Leaders of type 2 transformations on the other hand consider their company as being made up of people. People with passion, skill and experience, that if unlocked can move mountains. Leaders of type 2 transformations realise that nothing changes unless the behaviour of the people changes. Type 1 leaders will focus on changing a technology or process, type 2 leaders will focus on equipping, empowering and enabling people so that they will be motivated to improve processes and technology themselves. Type 2 leaders recognise that companies exist not to make their shareholders richer, but to improve the lives of their customers, their employees, the members of the communities in which they operate and future generations. Having strong financials is of course essential to keep a company in business but it is not the primary outcome.

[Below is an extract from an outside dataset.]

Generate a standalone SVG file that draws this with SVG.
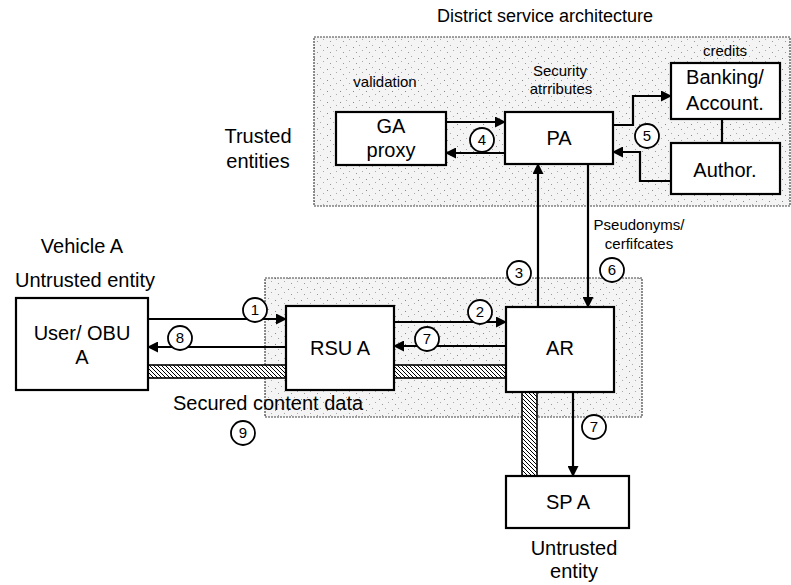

At DBS we ran a type 2 transformation. The transformation was named as one of the top ten transformations of the decade by Harvard Business Review alongside companies such as Microsoft, Netflix and Amazon. It took DBS from being an underperforming bank known for its poor customer service to being the first bank in history to be named as the Best Bank in the World by all three of the top financial periodicals. Many cases studies and articles have been written about DBS but none that I have seen have highlighted that simple fact that it was type 2 thinking that led to this success. While I was at DBS many companies came to see us to learn from our success. Since retiring from corporate life I have been advising companies. And I have seen that most companies are set up to drive change with type 1 thinking and are thereby destined for disappointment.
This is unsurprising. I used to by a type 1 thinker. It was what I was taught. It seemed to work for short term projects. It was almost by chance that we stumbled into a type 2 approach at DBS. But it was when we started to implement type 2 principles that we created a movement within the company and the magic started to happen. So if you are lead change in your company it may be worth while thinking which approach you are taking.
The “focus on inciting a movement” is the 5th habit required of leaders that are driving transformation. I have covered the others in previous posts.